My wife’s attachment objects for the previous two deliveries had been, respectively, a big blue exercise ball and those crunchy ice pellets exclusive to hospitals. If I came between Sarah and either, she might have ripped my face off. This time, the attachment object was my face. During every contraction, she decided her cheek needed to be touching mine, which led to tender matrimonial gems such as “I need your @#$%ing face!” More than terrifying, it was the worst chafing of my life.

The baby weighed nearly ten pounds. Watching the long body continue to slide out of Sarah little by little, I was certain there couldn’t possibly be more in there. There was. A girl! But a girl so purple and limp that no one in the room seemed to say anything for the first five minutes of her life. A coven of physicians hovered around the baby warmer, trying to coax her into pinkness. When Abigail finally announced her arrival with a healthy yowl, the mood in the room was more relieved than jubilant. Thank you, pregnancy. And goodbye forever, you sadistic twist.

Despite everything that led up to her birth, Abigail is pure bliss. Sure, we dealt with a jaundice scare, breastfeeding trauma, and the inevitable sleepless nights, but the kid is more Zen than the Dalai Lama’s carpet. It took all of 30 seconds for her big brother and sister to accept her presence and welcome her into the fold.

When we picked raspberries in Michigan or went fishing in Indiana, she came along. When we went bowling, her car seat rested by the ball return. The days we painted Star Wars characters on an old table or made up a song about all 44 U.S. presidents (watch the music video here), Abigail watched from her bouncy seat. We lugged her to the beach. To the pool. To an RV show and a county fair and the kinds of restaurants where you throw peanut shells on the floor. She was always there, watching, content to be noticed once an hour, cooed over briefly, and forgotten. She practically changed her own diapers.

People love to posit theories about birth order and to pigeonhole children accordingly. Big mistake. Kids have their own ideas about who they’re going to be, and those ideas are strong enough to override any external circumstances if we would only let children be. But we can’t.

Sarah and I made every mistake imaginable with our first child, falling prey to ridiculous sleep-training programs and half-baked codes of discipline. With the second, we overcorrected our mistakes to a dangerous degree, like a car swerving to avoid a squirrel and plowing into a truck. And all the while we perpetuated the birth-order myths (first child: overachieving control freak; second: angsty conniver), projecting them onto the kids and clucking our tongues when they made them realities.
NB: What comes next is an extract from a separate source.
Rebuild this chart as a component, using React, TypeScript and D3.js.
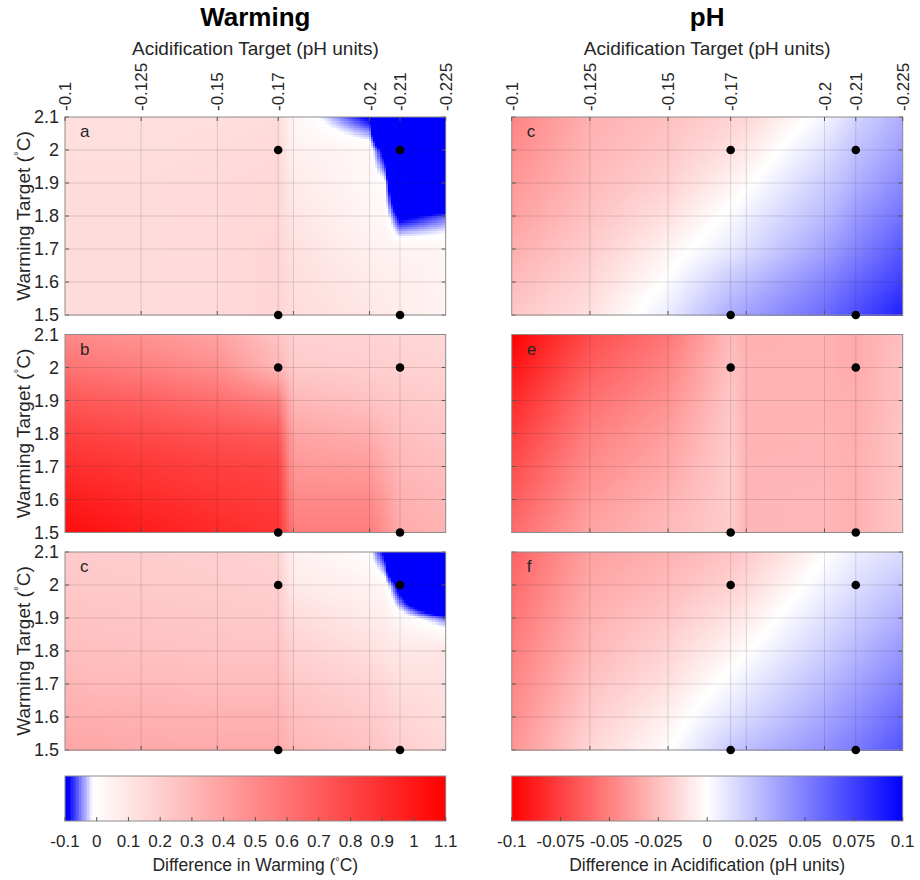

By the time our third child emerged, we had lost interest in what parenting philosophies worked and what irreparable damage we’d done to whom. These days, we just do whatever makes sense at the time—which is usually nothing. The tyke is happy to watch. When she’s prepared to enter the fray, she’ll let us know. With our family’s power structure already set in stone (I’m not sure about the specifics, beyond the fact that I have no power), Abigail is learning coping skills that her older siblings may never have. She already understands one of life’s big lessons: how to be ignored without taking it personally. As the baby of my family, I cultivated the same skill and flew under the radar all the way into adulthood.

In the end, I don’t know if Abigail’s temperament is the result of birth order, parenting, or dumb cosmic luck. I don’t care. Every day, as our five-year-old son jumps out of bed and runs right past us to kiss the baby, the miseries that preceded her arrival fade a little more. “Look!” he said one morning, pointing to the ceiling.

There, reflected off the iPad we’d hung over the bassinet as a makeshift sound machine, a perfect rainbow sprawled across the woodwork like a declaration.

Goddammit, Katy Perry. You were right.